Ce n’est pas en discutant qu’on arrive à convaincre. Les deux choses n’ont pas le plus lointain rapport entre elles. Ce n’est pas ainsi qu’on influence l’esprit humain.»
Le sage Franklin disait:
«A force de batailler et d’argumenter, vous parviendrez peut-être à confondre votre interlocuteur, mais votre victoire sera vaine, car jamais vous n’obtiendrez l’accord sincère de votre adversaire.»
Le Prophète de l’Islam- que la paix soit sur lui-:
«Délaissez la controverse, car elle est stérile, et n’apporte aucun bien, et déchaîne l’inimitié entre les frères.»
Le Dr. Avibury.
«La discussion ne rapporte pas grand-chose, et peut même donner lieu à des résultats contraires à ceux escomptés. Car les susceptibilités s’aiguisent au moment de la dispute, et le ton de la discussion, même respectable, aura un effet négatif sur l’un et l’autre des deux adversaires.

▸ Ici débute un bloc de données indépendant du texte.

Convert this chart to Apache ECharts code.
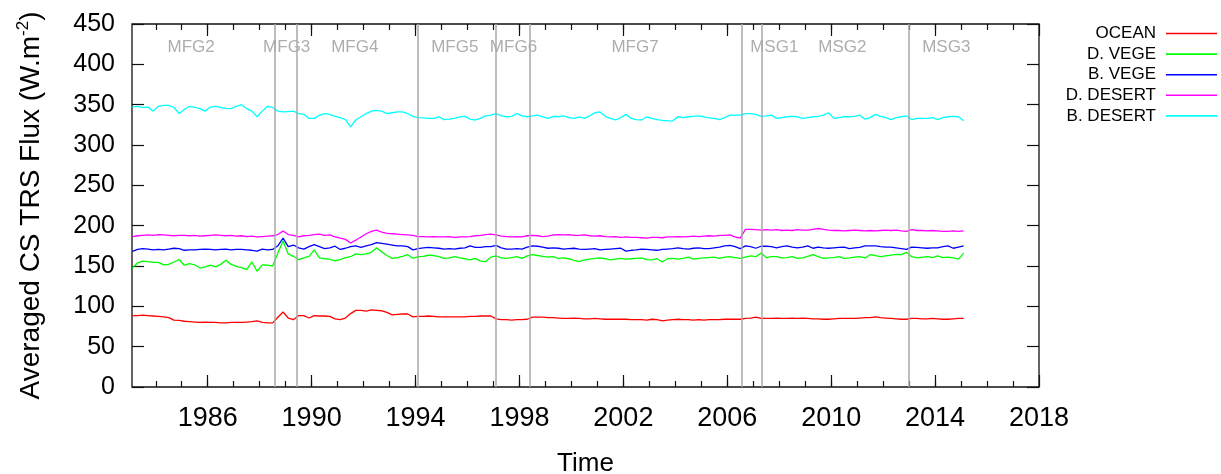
<!DOCTYPE html>
<html><head><meta charset="utf-8">
<script src="https://cdn.jsdelivr.net/npm/echarts@6/dist/echarts.min.js"></script>
<style>html,body{margin:0;padding:0;background:#fff}#c{width:1221px;height:474px}</style>
</head><body><div id="c"></div>
<script>
// sampling of the time axis (decimal years)
const START_YEAR = 1983.1;
const STEP = 0.2;

const ocean = [
88.5,88.5,89,88.5,88,87.5,87,86,83,82.5,
81.5,81,80.5,80,80.5,80,80,79.5,79.5,80,
80,80,80.5,81,82,80,79.5,79.5,86.5,93,
85.5,83.5,88.5,88.5,85.5,88.5,88,88,87.5,84.5,
83.5,85.5,91,95,95,94,95.5,95,94.5,92.5,
89.5,90,90.5,90.5,87,87.5,87.5,88,87.5,87,
87,87,87,87,87,87.5,87.5,88,88,88,
84.5,83.5,83.5,83,83.5,83.5,84,86.5,86.5,86.5,
86,86,85.5,85,85,85.5,85,84.5,84.5,85,
84.5,84,84,84,84,84,83.5,83.5,83.5,83,
84,83.5,82,83,83.5,84,83.5,83.5,83,83.5,
83,83.5,83.5,83.5,84,84,84,84,85,85.5,
86.5,85,85,85,85.5,85,85,85.5,85,85.5,
85,84.5,84.5,84,84,84.5,85,85,85,85,
85.5,86,86,87,86,85.5,85,84.5,84,84,
85,85,84.5,84.5,85,84.5,84,84,84.5,85,
85];
const dVege = [
147.5,154,156,155.5,154.5,154.5,151.5,152,155,158,
151,153,151.5,147.5,149,151,149,152,157,152,
149.5,148,145.5,155,143.5,151.5,151,150,166,181,
165,162,158,160,162,170,160,159,158.5,156.5,
158,160.5,161.5,165,164,165,167,172.5,167.5,163,
159.5,160.5,162,164,159.5,161.5,162,163.5,163,161.5,
159.5,160,161.5,160,159,157.5,159.5,156,155.5,161,
162.5,160,159.5,160.5,161.5,159.5,162.5,164,163,162,
161,161.5,159.5,160,159,157,155.5,157.5,158.5,159.5,
160,159,157.5,158.5,159.5,158.5,159,159.5,160,158,
157.5,159,155,159,159.5,158.5,159.5,161,158.5,159.5,
160,160.5,161,159.5,161,161.5,160.5,159.5,161,162.5,
161.5,166,160.5,161.5,161.5,160,160.5,161.5,159.5,160,
162,164,161.5,159.5,160,160.5,161.5,159.5,160,161,
161.5,160,164,163,161.5,162.5,163.5,164.5,164,167,
161.5,160,161,161.5,160.5,162.5,160.5,161,160,158.5,
166];
const bVege = [
168,170.5,171.5,171,170,170.5,170,171,172,171.5,
169.5,170,170,170.5,171,170.5,170,170.5,171,170,
170.5,170.5,170,169.5,168.5,171,170,170.5,175,184.5,
174,176,172.5,171,174,176.5,174,171.5,172.5,174.5,
170.5,172,174,175,173,175,176.5,179,178,177,
176,175,175,174,170,171.5,172.5,173,172.5,172,
171,171.5,171,172,172.5,175,173,173,174,174,
175.5,172.5,171,171,171.5,171,173.5,175,174.5,173.5,
172,172.5,172,171,171.5,172,171,170.5,171,171.5,
170,170.5,171,171.5,172,168.5,169.5,170,171,170.5,
170,169.5,170.5,171,171.5,172.5,171.5,171,172,172.5,
171.5,171.5,172.5,173.5,175,175.5,174,171.5,175,174,
172,174.5,174.5,174,172.5,174,175,173.5,172.5,173.5,
175,172,173.5,172.5,172,172.5,173,173.5,171.5,172.5,
173,175,175,175,174,173.5,173.5,172.5,171.5,170.5,
173.5,173,172.5,172,172.5,172.5,174,175,172,173.5,
175];
const dDesert = [
186.5,187.5,188,188.5,188,189,188.5,188,187.5,188,
188,187.5,188,187,187.5,188,188.5,188,187.5,188,
187,187.5,186.5,187,186,186.5,187,187.5,189,193.5,
189,188,186,187.5,188,189,189.5,188,188.5,186,
184.5,183,178.5,182,186,190,193,194.5,192,190.5,
190,189.5,189,188.5,188,186.5,186.5,186,186.5,186,
186,186.5,185.5,186,186,186.5,187.5,188,189,189.5,
188.5,187,186.5,186,186.5,186,187.5,188,187.5,186.5,
187,188.5,189,188.5,189,188,188,188.5,187.5,187,
187.5,186.5,186,186.5,185.5,186,185.5,185.5,185,184.5,
185.5,185.5,185,186,186,186.5,186,186.5,187,186.5,
187,187.5,187,188,188,188.5,186,184.5,195.5,195.5,
195,194.5,195,194.5,195,194,194.5,194,195,194.5,
194.5,195.5,196.5,195.5,194.5,194,194,193.5,194,194.5,
194,193.5,194,193.5,194,194.5,194,194.5,193.5,193,
195,194,194,193.5,194,193.5,193,193,193.5,193,
193.5];
const bDesert = [
347,348,346.5,347,342,348,349,349,346.5,339,
344,348,346.5,345,342,347,348,346.5,345.5,345,
348,350,345,342,335,342,348,346.5,342,341,
341.5,342,339,338,333,333,337,339,338,335.5,
334,331.5,322.5,331,335,339,342,343,342,339,
340,341,341,339,335.5,334,333.5,333,333,335,
331.5,332,333,335,335.5,332,331,333,336,337,
339,336,335,335.5,339,336,335,336,337,335,
333,335.5,335,336,334,333,335,333,336,340,
341,335.5,333,331,334,338,333,331.5,331,335,
333,331.5,330.5,330,330,335,334,335,335.5,336,
335,333.5,333,331.5,334,337,337,337,339,339,
338,335.5,336,337,333,334,335,335.5,335,333,
334,335,335.5,337,340,333,334,335,335,335.5,
337,332,334,338,335.5,334,331.5,334,335,336,
331.5,333,333,333,334,331.5,334,335,335.5,335,
330];

const seriesNames = ['OCEAN', 'D. VEGE', 'B. VEGE', 'D. DESERT', 'B. DESERT'];
const seriesValues = [ocean, dVege, bVege, dDesert, bDesert];
const seriesColors = ['#ff0000', '#00ff00', '#0000ff', '#ff00ff', '#00ffff'];

const xMajorTicks = [1986, 1990, 1994, 1998, 2002, 2006, 2010, 2014, 2018];
const xMinorTicks = [1984,1985,1986,1987,1988,1989,1990,1991,1992,1993,1994,1995,1996,1997,1998,1999,2000,
  2001,2002,2003,2004,2005,2006,2007,2008,2009,2010,2011,2012,2013,2014,2015,2016,2017];
const X_MIN = 1983.085, X_MAX = 2018;
const Y_MIN = 0, Y_MAX = 450, Y_STEP = 50;

// satellite change dates (vertical lines) and satellite names
const transitions = [1988.59, 1989.44, 1994.07, 1997.10, 1998.40, 2006.54, 2007.33, 2013.0];
const satNames = ['MFG2', 'MFG3', 'MFG4', 'MFG5', 'MFG6', 'MFG7', 'MSG1', 'MSG2', 'MSG3'];
const satLabelYears = [1985.36, 1989.04, 1991.66, 1995.51, 1997.77, 2002.45, 2007.81, 2010.43, 2014.43];
const SAT_LABEL_LEVEL = 421;

const FONT = 'Liberation Sans, Arial, sans-serif';
const TICK_LINE = { color: '#111', width: 1.2 };

function xAxisDef(pos, ticks, len, labels) {
  return {
    type: 'value', position: pos, min: X_MIN, max: X_MAX,
    axisLine: { show: false }, splitLine: { show: false },
    axisTick: { show: true, inside: true, length: len, customValues: ticks, lineStyle: TICK_LINE },
    axisLabel: labels ? {
      show: true, customValues: xMajorTicks, fontSize: 27, fontFamily: FONT, color: '#000', margin: 18,
      formatter: v => String(Math.round(v))
    } : { show: false },
    name: labels ? 'Time' : '', nameLocation: 'middle', nameGap: 64,
    nameTextStyle: { fontSize: 26, fontFamily: FONT, color: '#000' }
  };
}

const times = ocean.map((_, i) => +(START_YEAR + i * STEP).toFixed(3));

const series = seriesNames.map((n, k) => ({
  name: n, type: 'line', xAxisIndex: 0, yAxisIndex: 0,
  data: seriesValues[k].map((v, i) => [times[i], v]),
  symbol: 'none', showSymbol: false,
  lineStyle: { color: seriesColors[k], width: 1.3 },
  itemStyle: { color: seriesColors[k] },
  z: 3, silent: true
}));

series.push({
  type: 'line', name: 'transitions', data: [], xAxisIndex: 0, yAxisIndex: 0, z: 2, silent: true,
  markLine: {
    silent: true, symbol: ['none', 'none'], animation: false,
    label: { show: false },
    lineStyle: { color: '#a8a8a8', width: 1.5, type: 'solid' },
    data: transitions.map(t => ({ xAxis: t }))
  }
});

series.push({
  type: 'scatter', name: 'sats', xAxisIndex: 0, yAxisIndex: 0, z: 4, silent: true,
  symbolSize: 1, itemStyle: { color: 'rgba(0,0,0,0)' },
  data: satNames.map((n, i) => [satLabelYears[i], SAT_LABEL_LEVEL, n]),
  label: { show: true, position: 'inside', formatter: p => p.data[2], color: '#999999', fontSize: 17, fontFamily: FONT }
});

const option = {
  animation: false,
  backgroundColor: '#fff',
  grid: {
    left: 132, top: 24, width: 907, height: 363, outerBoundsMode: 'none', containLabel: false,
    show: true, borderColor: '#111', borderWidth: 1.3, backgroundColor: 'transparent'
  },
  legend: {
    data: seriesNames.map((n, k) => ({ name: n, icon: 'path://M0,0 L51,0 L51,1.6 L0,1.6 Z', itemStyle: { color: seriesColors[k] } })),
    orient: 'vertical', right: 4, top: 25, align: 'right', padding: 0,
    itemWidth: 51, itemHeight: 14, itemGap: 3.6, symbolKeepAspect: true,
    textStyle: { fontSize: 17, fontFamily: FONT, color: '#000', padding: [0, 5, 0, 0], lineHeight: 14 }
  },
  xAxis: [
    xAxisDef('bottom', xMajorTicks, 12, true),
    xAxisDef('bottom', xMinorTicks, 6, false),
    xAxisDef('top', xMajorTicks, 12, false),
    xAxisDef('top', xMinorTicks, 6, false)
  ],
  yAxis: [
    {
      type: 'value', position: 'left', min: Y_MIN, max: Y_MAX, interval: Y_STEP,
      axisLine: { show: false }, splitLine: { show: false },
      axisTick: { show: true, inside: true, length: 12, lineStyle: TICK_LINE },
      axisLabel: { fontSize: 25, fontFamily: FONT, color: '#000', margin: 17 },
      name: '{t|Averaged CS TRS Flux (W.m}{s|-2}{t|)}',
      nameLocation: 'middle', nameRotate: 90, nameGap: 85,
      nameTextStyle: {
        color: '#000', fontFamily: FONT, fontSize: 28,
        rich: {
          t: { fontSize: 28, fontFamily: FONT, color: '#000', lineHeight: 32 },
          s: { fontSize: 17, fontFamily: FONT, color: '#000', verticalAlign: 'top', lineHeight: 32, padding: [0, 0, 11, 0] }
        }
      }
    },
    {
      type: 'value', position: 'right', min: Y_MIN, max: Y_MAX, interval: Y_STEP,
      axisLine: { show: false }, splitLine: { show: false },
      axisTick: { show: true, inside: true, length: 12, lineStyle: TICK_LINE },
      axisLabel: { show: false }
    }
  ],
  series: series
};

const chart = echarts.init(document.getElementById('c'), null, { renderer: 'canvas' });
chart.setOption(option);
</script>
</body></html>
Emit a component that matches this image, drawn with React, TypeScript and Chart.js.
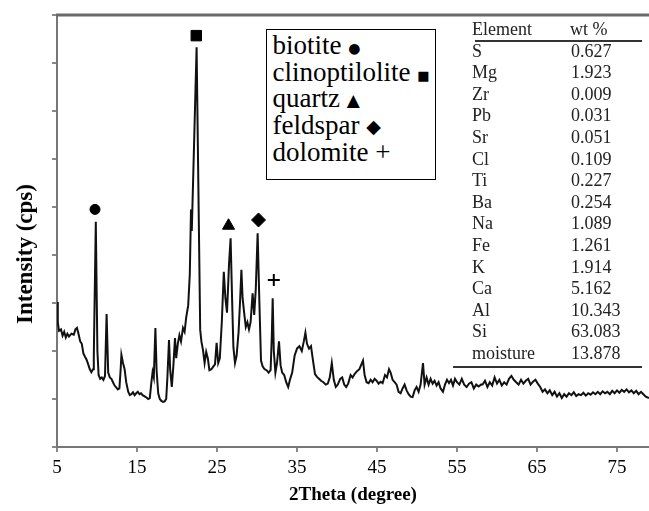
import React, { useEffect, useRef } from "react";
import { Chart, registerables } from "chart.js";

Chart.register(...registerables);

// 2θ (degree) positions of the XRD trace
const twoTheta = [
  5.0, 5.1, 5.25, 5.5, 5.7, 5.9, 6.1, 6.3, 6.5, 6.8, 7.1, 7.3, 7.5, 7.7, 7.9, 8.1, 8.3, 8.5, 8.7, 8.9,
  9.1, 9.3, 9.5, 9.6, 9.85, 10.05, 10.2, 10.4, 10.6, 10.8, 11.0, 11.2, 11.4, 11.6, 11.8, 12.0, 12.2, 12.4, 12.6, 12.8,
  12.95, 13.05, 13.25, 13.45, 13.65, 13.9, 14.1, 14.3, 14.5, 14.7, 14.9, 15.1, 15.3, 15.5, 15.7, 15.9, 16.1, 16.4, 16.6, 16.8,
  16.95, 17.1, 17.3, 17.45, 17.65, 17.85, 18.05, 18.25, 18.45, 18.65, 18.8, 19.0, 19.15, 19.35, 19.55, 19.75, 19.9, 20.1, 20.3, 20.5,
  20.75, 20.95, 21.15, 21.4, 21.6, 21.75, 21.85, 22.45, 22.9, 23.05, 23.25, 23.45, 23.65, 23.85, 24.05, 24.3, 24.55, 24.75, 24.95, 25.15,
  25.35, 25.6, 25.85, 26.05, 26.25, 26.5, 26.7, 26.9, 27.05, 27.25, 27.45, 27.7, 27.9, 28.05, 28.2, 28.4, 28.6, 28.8, 29.0, 29.2,
  29.45, 29.65, 29.85, 30.08, 30.3, 30.5, 30.7, 30.95, 31.2, 31.45, 31.7, 31.85, 31.96, 32.1, 32.3, 32.5, 32.75, 32.95, 33.15, 33.4,
  33.65, 33.9, 34.15, 34.4, 34.7, 35.0, 35.3, 35.6, 35.85, 36.05, 36.25, 36.5, 36.75, 37.0, 37.25, 37.5, 37.75, 38.0, 38.3, 38.6,
  38.85, 39.1, 39.35, 39.6, 39.85, 40.1, 40.4, 40.65, 40.9, 41.15, 41.4, 41.7, 41.95, 42.2, 42.5, 42.8, 43.05, 43.25, 43.45, 43.7,
  43.95, 44.2, 44.45, 44.7, 44.95, 45.2, 45.45, 45.7, 46.0, 46.25, 46.5, 46.7, 46.95, 47.2, 47.45, 47.7, 47.95, 48.2, 48.45, 48.7,
  48.95, 49.2, 49.45, 49.7, 49.95, 50.2, 50.45, 50.75, 50.95, 51.2, 51.45, 51.7, 51.95, 52.2, 52.45, 52.7, 52.95, 53.25, 53.5, 53.75,
  54.0, 54.25, 54.5, 54.75, 55.0, 55.3, 55.6, 55.9, 56.2, 56.5, 56.8, 57.1, 57.4, 57.7, 58.0, 58.2, 58.5, 58.8, 59.1, 59.4,
  59.7, 60.0, 60.3, 60.6, 60.9, 61.2, 61.5, 61.8, 62.1, 62.4, 62.7, 63.0, 63.3, 63.6, 63.9, 64.2, 64.5, 64.8, 65.1, 65.4,
  65.7, 66.0, 66.3, 66.6, 66.9, 67.2, 67.5, 67.8, 68.1, 68.4, 68.7, 69.0, 69.3, 69.6, 69.9, 70.2, 70.5, 70.8, 71.1, 71.4,
  71.7, 72.0, 72.3, 72.6, 72.9, 73.2, 73.5, 73.8, 74.1, 74.4, 74.7, 75.0, 75.3, 75.6, 75.9, 76.2, 76.5, 76.8, 77.1, 77.4,
  77.7, 78.0, 78.3, 78.6, 79.0,
];

// Intensity (arbitrary units, y axis 0..9 tick steps)
const intensity = [
  3.02, 2.6, 2.42, 2.45, 2.32, 2.4, 2.28, 2.36, 2.3, 2.36, 2.34, 2.45, 2.48, 2.35, 2.2, 2.15, 1.95, 1.88, 1.82, 1.72,
  1.62, 1.56, 1.62, 1.9, 4.69, 2.0, 1.5, 1.42, 1.45, 1.4, 1.48, 2.77, 1.55, 1.45, 1.42, 1.35, 1.28, 1.24, 1.2, 1.22,
  1.6, 1.92, 1.75, 1.62, 1.35, 1.15, 1.08, 1.1, 1.14, 1.08, 1.12, 1.15, 1.1, 1.12, 1.08, 1.06, 1.04, 1.0, 1.02, 1.35,
  1.56, 1.45, 2.48, 1.6, 1.12, 1.0, 0.96, 0.94, 0.95, 1.0, 1.45, 2.23, 1.6, 1.25, 1.7, 2.27, 1.85, 2.15, 2.33, 2.2,
  2.48, 2.4, 2.7, 2.95, 3.6, 4.95, 4.5, 8.33, 2.44, 2.2, 2.02, 1.75, 1.98, 1.85, 1.6, 1.62, 1.68, 1.72, 2.17, 1.75,
  1.85, 2.6, 3.65, 3.1, 2.8, 3.8, 4.35, 3.0, 2.08, 1.75, 1.9, 2.4, 3.1, 3.69, 3.1, 2.79, 2.5, 2.6, 2.45, 2.6,
  3.2, 2.75, 3.3, 4.45, 3.0, 1.8, 1.68, 1.62, 1.6, 1.55, 1.6, 2.3, 3.1, 2.0, 1.55, 1.75, 2.2, 1.7, 1.55, 1.5,
  1.35, 1.25, 1.42, 1.55, 1.9, 2.05, 2.1, 2.0, 2.2, 2.38, 2.15, 2.05, 2.1, 1.8, 1.52, 1.46, 1.42, 1.38, 1.35, 1.3,
  1.32, 1.45, 1.75, 1.4, 1.25, 1.3, 1.42, 1.45, 1.3, 1.25, 1.32, 1.5, 1.45, 1.52, 1.58, 1.62, 1.72, 1.8, 1.5, 1.35,
  1.33, 1.4, 1.35, 1.42, 1.38, 1.32, 1.36, 1.33, 1.5, 1.45, 1.62, 1.55, 1.4, 1.35, 1.3, 1.15, 1.12, 1.22, 1.3, 1.18,
  1.1, 1.05, 1.04, 1.18, 1.25, 1.15, 1.3, 1.75, 1.3, 1.45, 1.3, 1.42, 1.32, 1.38, 1.28, 1.35, 1.22, 1.15, 1.3, 1.4,
  1.33, 1.4, 1.28, 1.42, 1.35, 1.3, 1.42, 1.3, 1.25, 1.32, 1.35, 1.22, 1.3, 1.26, 1.3, 1.3, 1.38, 1.25, 1.35, 1.28,
  1.45, 1.32, 1.4, 1.28, 1.35, 1.3, 1.42, 1.48, 1.4, 1.35, 1.3, 1.4, 1.32, 1.38, 1.42, 1.3, 1.36, 1.4, 1.32, 1.25,
  1.15, 1.2, 1.12, 1.18, 1.08, 1.15, 1.05, 1.12, 1.02, 1.1, 1.05, 1.12, 1.08, 1.14, 1.06, 1.1, 1.08, 1.13, 1.07, 1.12,
  1.09, 1.14, 1.1, 1.15, 1.1, 1.16, 1.12, 1.15, 1.1, 1.17, 1.12, 1.18, 1.13, 1.19, 1.15, 1.2, 1.14, 1.18, 1.12, 1.17,
  1.1, 1.15, 1.1, 1.05, 1.02,
];

// Phase markers placed above peaks
const markerTheta = [9.75, 22.41, 26.44, 30.19, 32.1];
const markerHeight = [4.95, 8.57, 4.61, 4.73, 3.48];
const markerStyles = ["circle", "rect", "triangle", "rectRot", "cross"];
const markerRadius = [5, 7.4, 7, 7, 6];

const xTicks = [5, 15, 25, 35, 45, 55, 65, 75];
const yTicks = [0, 1, 2, 3, 4, 5, 6, 7, 8, 9];

// Legend entries
const phaseNames = ["biotite", "clinoptilolite", "quartz", "feldspar", "dolomite"];
const phaseSymbols = ["●", "■", "▲", "◆", "+"];
const phaseSymbolSize = [14, 13, 17, 19, 27];

// Elemental composition table
const elements = ["S", "Mg", "Zr", "Pb", "Sr", "Cl", "Ti", "Ba", "Na", "Fe", "K", "Ca", "Al", "Si", "moisture"];
const wtPercent = ["0.627", "1.923", "0.009", "0.031", "0.051", "0.109", "0.227", "0.254", "1.089", "1.261", "1.914", "5.162", "10.343", "63.083", "13.878"];

const SERIF = "'Liberation Serif', 'Times New Roman', serif";

const framePlugin = {
  id: "topFrame",
  afterDraw(chart: any) {
    const { ctx, chartArea } = chart;
    ctx.save();
    ctx.strokeStyle = "#6a6a6a";
    ctx.lineWidth = 3;
    ctx.beginPath();
    ctx.moveTo(chartArea.left - 1, chartArea.top);
    ctx.lineTo(chartArea.right, chartArea.top);
    ctx.stroke();
    ctx.restore();
  },
};

export default function App() {
  const ref = useRef<HTMLCanvasElement | null>(null);

  useEffect(() => {
    if (!ref.current) return;
    const chart = new Chart(ref.current, {
      type: "line",
      data: {
        datasets: [
          {
            data: twoTheta.map((x, i) => ({ x, y: intensity[i] })),
            borderColor: "#111",
            borderWidth: 2,
            pointRadius: 0,
            tension: 0,
            fill: false,
            order: 2,
          },
          {
            type: "scatter",
            data: markerTheta.map((x, i) => ({ x, y: markerHeight[i] })),
            pointStyle: markerStyles as any,
            pointRadius: markerRadius,
            backgroundColor: "#000",
            borderColor: "#000",
            borderWidth: [1, 1, 1, 1, 2],
            showLine: false,
            order: 1,
          } as any,
        ],
      },
      options: {
        animation: false,
        responsive: false,
        maintainAspectRatio: false,
        layout: { autoPadding: false, padding: { top: 15, left: 0, right: 0, bottom: 0 } },
        plugins: { legend: { display: false }, tooltip: { enabled: false } },
        scales: {
          x: {
            type: "linear",
            min: 5,
            max: 79,
            afterFit: (s: any) => {
              s.height = 64;
              s.paddingLeft = 0;
              s.paddingRight = 0;
            },
            afterBuildTicks: (s: any) => {
              s.ticks = xTicks.map((v) => ({ value: v }));
            },
            ticks: {
              font: { family: SERIF, size: 19 },
              color: "#000",
              padding: 5,
              maxRotation: 0,
              autoSkip: false,
            },
            grid: { drawOnChartArea: false, drawTicks: true, tickLength: 5, color: "#888", lineWidth: 2 },
            border: { display: true, color: "#777", width: 2 },
            title: {
              display: true,
              text: "2Theta (degree)",
              font: { family: SERIF, size: 19, weight: "bold" },
              color: "#000",
              padding: { top: 0, bottom: 5 },
            },
          },
          y: {
            min: 0,
            max: 9,
            afterFit: (s: any) => {
              s.width = 57;
              s.paddingTop = 0;
              s.paddingBottom = 0;
            },
            afterBuildTicks: (s: any) => {
              s.ticks = yTicks.map((v) => ({ value: v }));
            },
            ticks: { display: false },
            grid: { drawOnChartArea: false, drawTicks: true, tickLength: 5, color: "#888", lineWidth: 2 },
            border: { display: true, color: "#777", width: 2 },
          },
        },
      },
      plugins: [framePlugin],
    } as any);
    return () => chart.destroy();
  }, []);

  const rowH = 21.6;

  return (
    <div style={{ position: "absolute", left: 0, top: 0, width: 649, height: 511, background: "#fff", overflow: "hidden" }}>
      <canvas ref={ref} width={649} height={511} style={{ display: "block", width: 649, height: 511 }} />

      {/* Y axis title */}
      <div
        style={{
          position: "absolute",
          left: 25,
          top: 254,
          transform: "translate(-50%, -50%) rotate(-90deg)",
          fontFamily: SERIF,
          fontWeight: "bold",
          fontSize: 23,
          whiteSpace: "nowrap",
          color: "#000",
        }}
      >
        Intensity (cps)
      </div>

      {/* Phase legend box */}
      <div
        style={{
          position: "absolute",
          left: 266,
          top: 29,
          width: 170,
          height: 151,
          boxSizing: "border-box",
          border: "1.5px solid #000",
          background: "#fff",
          padding: "2px 0 0 5.5px",
          fontFamily: SERIF,
          fontSize: 27,
          lineHeight: "26.7px",
          color: "#000",
          whiteSpace: "nowrap",
        }}
      >
        {phaseNames.map((n, i) => (
          <div key={n} style={{ height: 26.7 }}>
            {n}{" "}
            <span
              style={{
                fontSize: phaseSymbolSize[i],
                fontFamily: i === 4 ? SERIF : "'DejaVu Sans', sans-serif",
                verticalAlign: i === 4 ? "baseline" : "1px",
              }}
            >
              {phaseSymbols[i]}
            </span>
          </div>
        ))}
      </div>

      {/* Composition table */}
      <div style={{ position: "absolute", left: 475, top: 40, width: 167, height: 1.5, background: "#333" }} />
      <div style={{ position: "absolute", left: 453, top: 366, width: 189, height: 1.5, background: "#333" }} />
      <div
        style={{
          position: "absolute",
          left: 472,
          top: 19,
          fontFamily: SERIF,
          fontSize: 18,
          color: "#222",
          whiteSpace: "nowrap",
        }}
      >
        <div style={{ display: "flex", height: rowH, lineHeight: rowH + "px" }}>
          <div style={{ width: 98 }}>Element</div>
          <div>wt %</div>
        </div>
        {elements.map((e, i) => (
          <div key={e} style={{ display: "flex", height: rowH, lineHeight: rowH + "px" }}>
            <div style={{ width: 99 }}>{e}</div>
            <div>{wtPercent[i]}</div>
          </div>
        ))}
      </div>
    </div>
  );
}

En outre, plus nous nous efforcerons de le vaincre, plus nous le pousserons à persister dans sa position. Dans pareil cas, une seule parole suffirait pour rompre à jamais les liens d’amitié entre les deux parties. D’autre part, nous ne pourrons jamais, par la discussion et la polémique, persuader les autres d’opter pour nos idées.»
Le polémiste ne connaît pas de tranquillité et ne se sent pas en sécurité, comme si quelque chose de mystérieux trouble son esprit.
A ce sujet, l’Imam Sadeq- que la paix soit sur lui- a dit:
«Gardez-vous de la dispute; elle enflamme les cœurs et cause l’inimitié, et suscite les rancunes.»
Ainsi en se conformant aux enseignements sublimes de l’Islam, nous pouvons frayer la voie à une véritable transformation de soi, de nos qualités et caractères, nous rendant aptes au service sincère de l’humanité.